“If I pray to you in confidence, then I know my prayers will be granted”
I am checking in for a Monday morning post just because my little baby girl is sound asleep besides her daddy,but most importantly because I am inspired.
So today I asked God for something. A desire of my heart for a long time, something that has been a cause of my worry, anxiety and fear. You know, for the longest time I have been asking God for things to happen, for things not to happen, and so and so. I pray to him when I am scared, when I am mad and when things are not going “my way”.
But now, I realize that oftentimes when I pray, I pray empty prayers.
Such a strong word I know, but that’s the way I can describe it perfectly. Because even after me praying and asking, I still go on with my days with lots of worries, fears and anxieties. I torture myself by constantly dreading the future. I scare myself to death by trying to predict that the unknown future brings pain and trouble.
I lose my composure in the slightest life detour. I get all panicky in small struggles. When things do not go smoothly around our household and when my heart is broken or pride shaken, I growl inside and I start to hate my life. Then I begin to hate people, hate situations and hate the place I am in. Such an ugly, ugly scene. Now imagine, this happens often. It takes away so much from the quality of my life and it robs me of the chance to enjoy the beautiful things around me and to enjoy the people I am blessed with.

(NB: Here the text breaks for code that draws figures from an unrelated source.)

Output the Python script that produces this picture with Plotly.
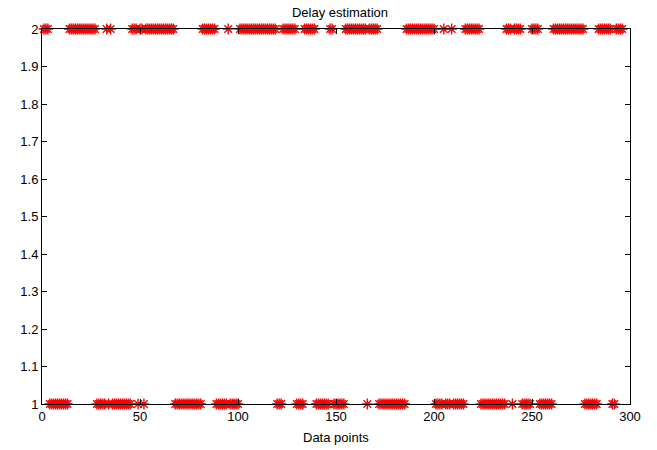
import plotly.graph_objects as go

# Delay estimate per data point (index 1..296)
delay = [
    2,2,2,1,1,1,1,1,1,1,
    1,1,1,2,2,2,2,2,2,2,
    2,2,2,2,2,2,2,1,1,1,
    1,1,2,1,2,1,1,1,1,1,
    1,1,1,1,1,2,2,2,1,2,
    2,1,2,2,2,2,2,2,2,2,
    2,2,2,2,2,2,2,1,1,1,
    1,1,1,1,1,1,1,1,1,1,
    1,2,2,2,2,2,2,2,1,1,
    1,1,1,1,2,1,1,1,1,1,
    2,2,2,2,2,2,2,2,2,2,
    2,2,2,2,2,2,2,2,2,1,
    1,1,2,2,2,2,2,2,2,1,
    1,1,1,2,2,2,2,2,2,1,
    1,1,1,1,1,1,2,2,1,1,
    1,1,1,1,2,2,2,2,2,2,
    2,2,2,2,2,1,2,2,2,2,
    2,1,1,1,1,1,1,1,1,1,
    1,1,1,1,1,2,2,2,2,2,
    2,2,2,2,2,2,2,2,2,2,
    1,1,1,1,2,1,1,1,2,1,
    1,1,1,1,1,2,2,2,2,2,
    2,2,2,1,1,1,1,1,1,1,
    1,1,1,1,1,1,2,2,2,1,
    2,2,2,2,1,1,1,1,1,2,
    2,2,2,1,1,1,1,1,1,1,
    2,2,2,2,2,2,2,2,2,2,
    2,2,2,2,2,2,1,1,1,1,
    1,1,1,2,2,2,2,2,2,2,
    1,1,2,2,2,2,
]
points = list(range(1, len(delay) + 1))

x_ticks = [0, 50, 100, 150, 200, 250, 300]
y_ticks = [1, 1.1, 1.2, 1.3, 1.4, 1.5, 1.6, 1.7, 1.8, 1.9, 2]
y_labels = ["1", "1.1", "1.2", "1.3", "1.4", "1.5", "1.6", "1.7", "1.8", "1.9", "2"]

fig = go.Figure()
fig.add_trace(go.Scatter(
    x=points, y=delay, mode="markers",
    marker=dict(symbol="asterisk-open", size=9, color="red",
                line=dict(color="red", width=1.4)),
    cliponaxis=False, showlegend=False,
))

font = dict(family="Liberation Sans, Arial, sans-serif", size=13, color="black")
axis_common = dict(showline=True, linecolor="black", linewidth=1, mirror="ticks",
                   ticks="inside", ticklen=5, tickcolor="black", showgrid=False,
                   zeroline=False, tickfont=font, automargin=False)

fig.update_layout(
    width=657, height=450,
    margin=dict(l=42, r=27, t=29, b=46),
    paper_bgcolor="white", plot_bgcolor="white",
    font=font,
    title=dict(text="Delay estimation", x=340 / 657, xanchor="center",
               y=1 - 12 / 450, yanchor="middle", yref="container",
               font=dict(family="Liberation Sans, Arial, sans-serif", size=13, color="black")),
    xaxis=dict(range=[0, 300], tickvals=x_ticks, ticktext=[str(v) for v in x_ticks],
               **axis_common),
    yaxis=dict(range=[1, 2], tickvals=y_ticks, ticktext=y_labels, **axis_common),
    annotations=[dict(text="Data points", xref="paper", yref="paper", x=0.5, y=0,
                      xanchor="center", yanchor="middle", yshift=-33,
                      showarrow=False, font=font)],
)

fig.write_html("out.html")
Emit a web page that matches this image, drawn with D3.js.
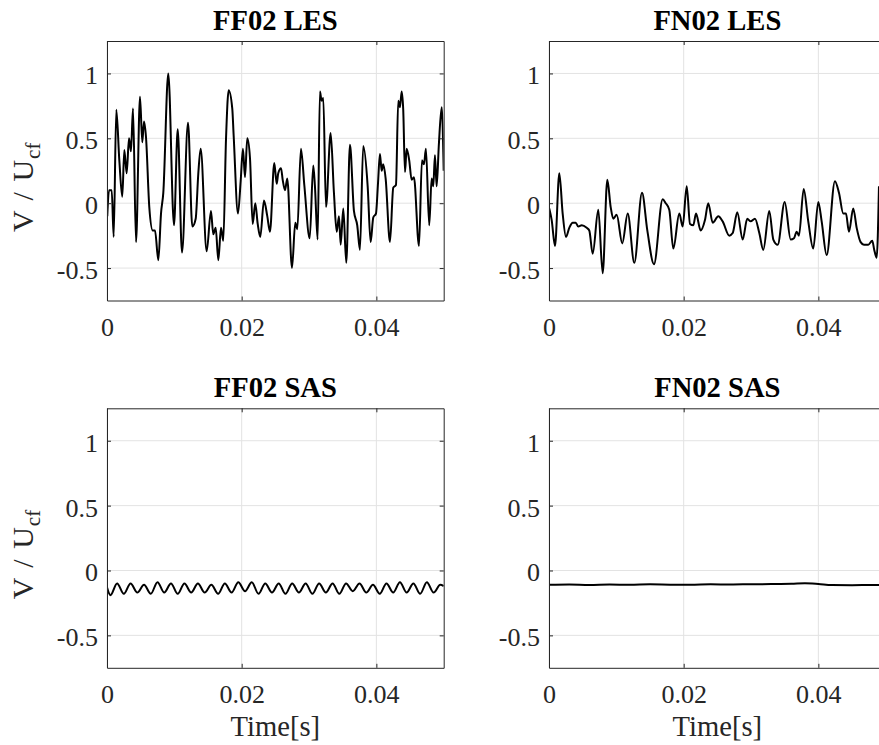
<!DOCTYPE html>
<html>
<head>
<meta charset="utf-8">
<script src="https://cdn.jsdelivr.net/npm/d3@7"></script>
<style>
  html, body { margin: 0; padding: 0; background: #fff; }
  svg { display: block; }
  text { font-family: "Liberation Serif", "Times New Roman", serif; fill: #262626; }
</style>
</head>
<body>
<svg id="chart" width="879" height="745"></svg>
<script>
// ---------------- DATA ----------------
const xTicks = [0, 0.02, 0.04];
const xTickLabels = ["0", "0.02", "0.04"];
const yTicks = [-0.5, 0, 0.5, 1];
const yTickLabels = ["-0.5", "0", "0.5", "1"];
const titles = ["FF02 LES", "FN02 LES", "FF02 SAS", "FN02 SAS"];
const xLabel = "Time[s]";

// time in milliseconds, velocity ratio V/Ucf
const ff02LesTime = [0.04,0.30,0.70,0.99,1.38,1.83,2.27,2.57,2.92,3.27,3.56,3.86,4.31,4.90,5.24,5.49,5.79,6.28,6.79,7.13,7.62,8.02,8.36,9.10,9.95,10.50,11.14,12.03,12.67,13.17,13.56,13.91,14.80,15.44,15.78,16.14,16.53,16.93,17.27,17.67,18.07,18.60,18.81,19.45,19.85,20.19,20.49,20.83,21.23,21.63,22.02,22.38,22.76,23.31,23.80,24.20,24.84,25.20,25.43,25.84,26.09,26.43,26.77,27.47,27.96,28.26,28.80,29.30,30.10,30.63,30.88,31.28,31.62,31.87,32.12,32.52,33.21,33.70,34.11,34.45,34.70,35.09,35.53,36.08,36.67,37.16,37.56,38.05,38.71,39.15,39.54,39.94,40.24,40.53,40.79,41.02,41.38,42.02,42.51,42.91,43.25,43.50,43.76,43.99,44.25,44.50,44.88,45.24,45.58,46.33,46.77,47.07,47.36,47.85,48.21,48.45,48.70,48.95,49.29,49.70,50.00];
const ff02LesValue = [-0.10,0.10,0.10,-0.26,0.72,0.33,0.05,0.41,0.23,0.50,0.40,0.73,-0.30,0.82,0.47,0.63,0.51,-0.03,-0.21,-0.21,-0.44,-0.08,0.08,1.00,-0.17,0.57,-0.38,0.62,-0.18,-0.12,0.23,0.42,-0.37,-0.06,-0.24,-0.19,-0.44,-0.19,-0.29,0.49,0.87,0.73,0.52,-0.08,0.17,0.42,0.20,0.50,0.35,-0.16,0.00,-0.16,-0.26,0.02,-0.10,-0.22,0.31,0.15,0.23,0.27,0.18,0.10,0.19,-0.50,-0.15,-0.20,0.42,0.14,-0.27,0.29,0.13,-0.28,0.86,0.79,0.81,-0.03,0.54,0.08,-0.22,-0.10,-0.32,-0.04,-0.46,0.45,-0.06,-0.17,-0.36,0.44,0.13,-0.30,-0.11,-0.08,0.15,0.38,0.25,0.30,0.19,-0.30,0.12,0.14,0.79,0.74,0.86,0.72,0.24,0.42,0.33,0.18,0.20,-0.33,0.33,0.30,0.42,-0.17,0.19,0.13,0.37,0.13,0.46,0.74,0.25];

const fn02LesTime = [0.04,0.40,0.89,1.53,2.03,2.52,3.01,3.52,3.96,4.35,4.86,5.60,5.98,6.49,7.32,7.97,8.66,9.16,9.55,10.05,10.88,11.69,12.67,13.81,14.60,15.59,16.88,17.33,17.86,18.46,19.35,19.85,20.45,20.94,21.43,21.83,22.52,23.16,23.65,24.31,25.14,25.79,26.77,27.28,27.96,28.76,29.44,29.95,30.59,31.23,31.82,32.71,33.31,33.96,35.00,35.89,36.38,36.78,37.12,37.82,38.50,39.24,39.99,40.49,41.23,42.46,43.06,43.70,44.10,44.54,45.18,45.69,46.28,46.77,47.41,48.00,48.30,48.66,49.00];
const fn02LesValue = [-0.04,-0.13,-0.33,0.23,-0.08,-0.26,-0.19,-0.15,-0.15,-0.18,-0.17,-0.19,-0.21,-0.39,-0.05,-0.54,0.18,-0.03,-0.12,-0.09,-0.31,-0.08,-0.46,0.08,-0.21,-0.47,0.03,0.00,-0.05,-0.35,-0.08,-0.18,0.13,-0.16,-0.17,-0.08,-0.21,-0.13,0.00,-0.15,-0.10,-0.14,-0.25,-0.23,-0.07,-0.28,-0.12,-0.14,-0.12,-0.23,-0.36,-0.06,-0.28,-0.32,0.01,-0.28,-0.27,-0.22,-0.25,0.11,-0.14,-0.35,0.01,-0.14,-0.40,0.17,0.08,-0.08,-0.08,-0.22,-0.04,-0.19,-0.30,-0.32,-0.32,-0.29,-0.36,-0.42,0.13];

const ff02SasTime = [0.0,0.5,1.5,2.5,3.5,4.5,5.5,6.5,7.5,8.5,9.5,10.5,11.5,12.5,13.5,14.5,15.5,16.5,17.5,18.5,19.5,20.5,21.5,22.5,23.5,24.5,25.5,26.5,27.5,28.5,29.5,30.5,31.5,32.5,33.5,34.5,35.5,36.5,37.5,38.5,39.5,40.5,41.5,42.5,43.5,44.5,45.5,46.5,47.5,48.5,49.5,50.0];
const ff02SasValue = [-0.13,-0.19,-0.10,-0.18,-0.10,-0.17,-0.11,-0.18,-0.09,-0.17,-0.10,-0.18,-0.10,-0.17,-0.10,-0.17,-0.11,-0.18,-0.10,-0.17,-0.09,-0.16,-0.09,-0.18,-0.10,-0.17,-0.10,-0.18,-0.10,-0.17,-0.10,-0.18,-0.10,-0.17,-0.10,-0.18,-0.10,-0.16,-0.10,-0.17,-0.11,-0.18,-0.10,-0.17,-0.09,-0.17,-0.10,-0.18,-0.09,-0.17,-0.11,-0.12];

const fn02SasTime = [0,3,6,9,12,15,18,21,24,27,30,33,36,38,40,42,45,48,50];
const fn02SasValue = [-0.110,-0.108,-0.111,-0.108,-0.110,-0.106,-0.109,-0.110,-0.107,-0.108,-0.106,-0.105,-0.103,-0.099,-0.104,-0.112,-0.113,-0.112,-0.112];

// ---------------- LAYOUT ----------------
const svg = d3.select("#chart");
const fontTick = 26, fontLabel = 28.6;
const panels = [
  {title: titles[0], t: ff02LesTime, v: ff02LesValue, x0: 107, y0: 41, ylab: true, xlab: false},
  {title: titles[1], t: fn02LesTime, v: fn02LesValue, x0: 549, y0: 41, ylab: false, xlab: false},
  {title: titles[2], t: ff02SasTime, v: ff02SasValue, x0: 107, y0: 408.3, ylab: true, xlab: true},
  {title: titles[3], t: fn02SasTime, v: fn02SasValue, x0: 549, y0: 408.3, ylab: false, xlab: true}
];
const W = 336.7, H = 259.5;
const axisColor = "#262626", gridColor = "#e3e3e3";

panels.forEach(p => {
  const x = d3.scaleLinear().domain([0, 0.05]).range([p.x0, p.x0 + W]);
  const y = d3.scaleLinear().domain([-0.75, 1.25]).range([p.y0 + H, p.y0]);
  const g = svg.append("g");

  // grid
  g.selectAll(".gx").data(xTicks).enter().append("line")
    .attr("x1", d => x(d)).attr("x2", d => x(d))
    .attr("y1", p.y0).attr("y2", p.y0 + H)
    .attr("stroke", gridColor).attr("stroke-width", 1);
  g.selectAll(".gy").data(yTicks).enter().append("line")
    .attr("x1", p.x0).attr("x2", p.x0 + W)
    .attr("y1", d => y(d)).attr("y2", d => y(d))
    .attr("stroke", gridColor).attr("stroke-width", 1);

  // data line
  const pts = p.t.map((t, i) => [t / 1000, p.v[i]]);
  const clipId = "clip" + p.x0 + "_" + Math.round(p.y0);
  svg.append("clipPath").attr("id", clipId).append("rect")
    .attr("x", p.x0).attr("y", p.y0).attr("width", W).attr("height", H);
  g.append("path").datum(pts)
    .attr("clip-path", `url(#${clipId})`)
    .attr("fill", "none").attr("stroke", "#000").attr("stroke-width", 2)
    .attr("stroke-linejoin", "round")
    .attr("d", d3.line().x(d => x(d[0])).y(d => y(d[1])).curve(d3.curveMonotoneX));

  // axes (box with inward ticks)
  const axB = d3.axisBottom(x).tickValues(xTicks).tickSizeInner(-4).tickSizeOuter(0).tickFormat((d, i) => xTickLabels[i]);
  const axT = d3.axisTop(x).tickValues(xTicks).tickSizeInner(-4).tickSizeOuter(0).tickFormat("");
  const axL = d3.axisLeft(y).tickValues(yTicks).tickSizeInner(-4).tickSizeOuter(0).tickFormat((d, i) => yTickLabels[i]);
  const axR = d3.axisRight(y).tickValues(yTicks).tickSizeInner(-4).tickSizeOuter(0).tickFormat("");

  const gb = g.append("g").attr("transform", `translate(0,${p.y0 + H})`).call(axB);
  const gt = g.append("g").attr("transform", `translate(0,${p.y0})`).call(axT);
  const gl = g.append("g").attr("transform", `translate(${p.x0},0)`).call(axL);
  const gr = g.append("g").attr("transform", `translate(${p.x0 + W},0)`).call(axR);
  [gb, gt, gl, gr].forEach(a => {
    a.attr("font-family", null);
    a.select(".domain").attr("stroke", axisColor).attr("stroke-width", 1);
    a.selectAll(".tick line").attr("stroke", axisColor).attr("stroke-width", 1);
    a.selectAll("text").style("font-family", "'Liberation Serif', serif").attr("fill", axisColor).attr("font-size", fontTick);
  });
  gb.selectAll(".tick text").attr("y", 0).attr("dy", 0).attr("transform", "translate(0,35)");
  gl.selectAll(".tick text").attr("x", -9).attr("dy", 0).attr("transform", "translate(0,10.5)");

  // title
  svg.append("text")
    .attr("x", p.x0 + W / 2).attr("y", p.y0 - 11.5)
    .attr("text-anchor", "middle")
    .attr("font-size", fontLabel).attr("font-weight", "bold")
    .style("fill", "#000")
    .text(p.title);

  // x label
  if (p.xlab) {
    svg.append("text")
      .attr("x", p.x0 + W / 2).attr("y", p.y0 + H + 68)
      .attr("text-anchor", "middle")
      .attr("font-size", fontLabel)
      .text(xLabel);
  }
  // y label
  if (p.ylab) {
    const startY = p.y0 + 191;
    const t = svg.append("text")
      .attr("transform", `translate(33,${startY}) rotate(-90)`)
      .attr("text-anchor", "start")
      .attr("font-size", 30)
      .attr("word-spacing", 3);
    t.append("tspan").text("V / U");
    t.append("tspan").attr("font-size", 21).attr("dy", 7).attr("dx", 1).text("cf");
  }
});
</script>
</body>
</html>
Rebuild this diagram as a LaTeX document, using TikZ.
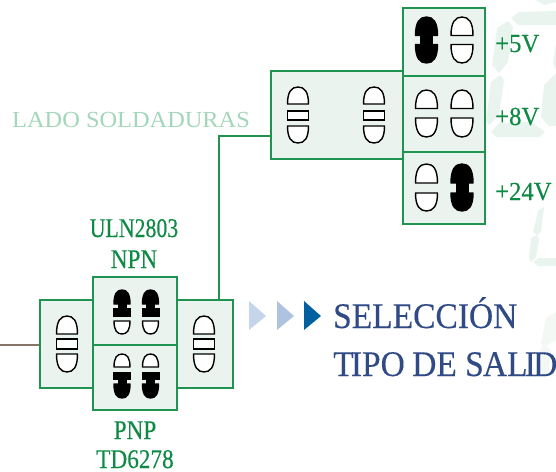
\documentclass[tikz,border=0pt]{standalone}
\usepackage{fontspec}
\setmainfont{Liberation Serif}
\newfontfamily\hvy[FakeBold=0.25]{Liberation Serif}
\definecolor{grn}{HTML}{1F9450}
\definecolor{txtgrn}{HTML}{0E8A45}
\definecolor{pale}{HTML}{EBF3EE}
\definecolor{seg}{HTML}{EAF4EF}
\definecolor{segf}{HTML}{F3F8F5}
\definecolor{blu}{HTML}{2F4A85}
\definecolor{brn}{HTML}{857568}
\definecolor{lado}{HTML}{A3D6BA}
\definecolor{tria}{HTML}{C5D5EA}
\definecolor{trib}{HTML}{AEC3DF}
\definecolor{tric}{HTML}{0060A0}
\newcommand{\dome}[5]{\draw[#5,line width=1.4pt,line join=round] ({#1-#2},#3) .. controls ({#1-#2},{#3+0.72*(#4-#3)}) and ({#1-0.62*#2},#4) .. (#1,#4) .. controls ({#1+0.62*#2},#4) and ({#1+#2},{#3+0.72*(#4-#3)}) .. ({#1+#2},#3) -- cycle;}
\newcommand{\threepart}[1]{%
  \dome{#1}{10.5}{\ya}{\yb}{fill=white,draw=black}
  \draw[fill=white,draw=black,line width=1.4pt] ({#1-10.5},\yc) rectangle ({#1+10.5},\yd);
  \dome{#1}{10.5}{\ye}{\yf}{fill=white,draw=black}}
\newcommand{\whitepair}[5]{%
  \dome{#1}{11}{#3}{#2}{fill=white,draw=black}
  \dome{#1}{11}{#4}{#5}{fill=white,draw=black}}
\newcommand{\blackpair}[5]{%
  \fill[black] ({#1-6.5},#3) rectangle ({#1+6.5},#4);
  \dome{#1}{11}{#3}{#2}{fill=black,draw=black}
  \dome{#1}{11}{#4}{#5}{fill=black,draw=black}}
\tikzset{
  boxs/.style={draw=grn,fill=pale,line width=1.4pt,inner sep=0pt},
  wire/.style={draw=grn,line width=1.4pt},
  vlab/.style={text=txtgrn,inner sep=0pt,font=\hvy\fontsize{26}{26}\selectfont,anchor=base west,xscale=0.95,transform shape},
  caplab/.style={text=txtgrn,inner sep=0pt,font=\hvy\fontsize{27}{27}\selectfont,anchor=base,xscale=0.86,transform shape},
  ttl/.style={text=blu,inner sep=0pt,font=\hvy\fontsize{36}{36}\selectfont,anchor=base west,xscale=0.93,transform shape},
}
\begin{document}
\begin{tikzpicture}[x=1pt,y=-1pt]
\useasboundingbox (0,0) rectangle (556,471);
% faint seven-segment background
\fill[seg] (508,21)--(513,27)--(508,62)--(499,73)--(492,65)--(497,28)--cycle;
\fill[seg] (500,75)--(504,80)--(499,115)--(489,125)--(486,120)--(491,82)--cycle;
\fill[seg] (491,132)--(499,123)--(531,122)--(545,132)--(539,137)--(496,137)--cycle;
\fill[seg] (511,18)--(519,12)--(556,11)--(556,25)--(518,25)--cycle;
\fill[seg] (541,117)--(544,85)--(556,73)--(556,126)--(549,126)--cycle;
\fill[seg] (553,63)--(556,43)--(556,70)--cycle;
\fill[seg] (536,0)--(556,0)--(556,2)--(544,5)--cycle;
\fill[seg] (533,232)--(538,211)--(544,207)--(541,232)--(537,235)--cycle;
\fill[seg] (529,258)--(531,238)--(537,235)--(539,240)--(536,257)--(531,262)--cycle;
\fill[seg] (533,262)--(539,258)--(556,258)--(556,266)--(538,266)--cycle;
\fill[segf] (541,343)--(546,318)--(556,312)--(556,340)--(544,347)--cycle;
\fill[segf] (538,373)--(539,353)--(544,345)--(551,350)--(548,377)--cycle;
% boxes
\node[boxs,minimum width=132pt,minimum height=88pt] (mid) at (337,115) {};
\node[boxs,minimum width=82pt,minimum height=68pt] (v5) at (444,42) {};
\node[boxs,minimum width=82pt,minimum height=76pt] (v8) at (444,114) {};
\node[boxs,minimum width=82pt,minimum height=72pt] (v24) at (444,188) {};
\node[boxs,minimum width=56pt,minimum height=88pt] (lft) at (68,344) {};
\node[boxs,minimum width=56pt,minimum height=88pt] (rgt) at (205,344) {};
\node[boxs,minimum width=84pt,minimum height=68pt] (npn) at (135,311) {};
\node[boxs,minimum width=84pt,minimum height=65pt] (pnp) at (135,377.5) {};
% connectors
\coordinate (inp) at (0,345);
\draw[draw=brn,line width=2.4pt] (inp) -- (inp -| lft.west);
\draw[wire] ([xshift=14pt]rgt.north) |- ([yshift=-21pt]mid.west);
% three-part jumpers
\def\ya{104}\def\yb{87}\def\yc{111}\def\yd{120}\def\ye{126}\def\yf{143}
\threepart{298}\threepart{374}
\def\ya{334}\def\yb{316}\def\yc{339}\def\yd{349}\def\ye{354}\def\yf{372}
\threepart{67}\threepart{204}
% voltage jumpers
\blackpair{426.5}{17}{35.5}{44.5}{63}
\whitepair{462}{17}{35.5}{44.5}{63}
\whitepair{426.5}{90}{108.5}{118}{137}
\whitepair{462}{90}{108.5}{118}{137}
\whitepair{426.5}{164}{183}{193}{211}
\blackpair{462}{164}{183}{193}{211}
% NPN / PNP jumpers
\foreach \c in {122,150.5}{
  \dome{\c}{8}{304}{290}{fill=black,draw=black}
  \fill[black] ({\c-4.5},304) rectangle ({\c+4.5},309);
  \fill[black] ({\c-9},308) rectangle ({\c+9},317);
  \dome{\c}{8}{321}{334}{fill=white,draw=black}
  \dome{\c}{8}{367}{354}{fill=white,draw=black}
  \fill[black] ({\c-9},372) rectangle ({\c+9},380);
  \fill[black] ({\c-4.5},380) rectangle ({\c+4.5},385);
  \dome{\c}{8}{384}{398}{fill=black,draw=black}
}
% labels
\node[vlab] (l5) at (495,52) {+5V};
\node[vlab] (l8) at (495,125) {+8V};
\node[vlab] (l24) at (495,200) {+24V};
\node[caplab,xscale=0.94] (uln) at (134,237) {ULN2803};
\node[caplab] (npnl) at (134,268) {NPN};
\node[caplab] (pnpl) at (135,439) {PNP};
\node[caplab] (tdl) at (135,468) {TD6278};
\node[text=lado,inner sep=0pt,font=\fontsize{23}{23}\selectfont,anchor=base west,xscale=1.06,transform shape] (ladol) at (12,127) {LADO SOLDADURAS};
% arrows
\fill[tria] (249,301)--(266,316)--(249,330)--cycle;
\fill[trib] (277,301)--(294,316)--(277,330)--cycle;
\fill[tric] (304,301)--(321,316)--(304,330)--cycle;
% title
\node[ttl] (t1) at (333,328) {SELECCIÓN};
\node[ttl] (t2) at (333,376) {T\kern-3pt IPO\kern-1pt\ DE S\kern-1pt AL\kern-3pt I\kern-3pt DA};
\end{tikzpicture}
\end{document}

A year-ender burn out made me change.
Now I know that my ways are wrong and my prayers were just made of empty words. I forgot that when I pray, God has already started the works for me. I forgot that when I pray, I should do so confidently and believe that everything is being taken care of, even the smallest details. I forgot that when I pray, I should leave all worries and fears behind because God will grant my heart’s desires in the perfect time.
I know it is not easy not to be scared, because our daily life is not composed of perfect moments. Life has flaws, yes. But I don’t think that such flaws are intended to make me suffer. I don’t think God wants me to suffer in anyway, especially by my self-inflicted pain and fears. I should not spoil my life by being scared. I should enjoy what is beautiful. I must find joy in the little things. I guess God does not give us Peace right out of the box. It takes a little work from our part. I find it hard to surrender, to not be scared and to let go of my worries. But I think that is what God wants me to do: To pray to him with confidence and then let go; To have Faith and believe that everything will be okay.
To enjoy life,feel his love and do not let imperfect moments take anything away.
You are loved. When you pray, God is working.
Peace is within our reach,closer than we know it. Now that I am aware of the good feeling it brings, I don’t want to be without Peace. That Peace within you that says “Its Okay. Walk with your face up and be calm, A greater power is guiding you that is bigger than any flaw this life can have”.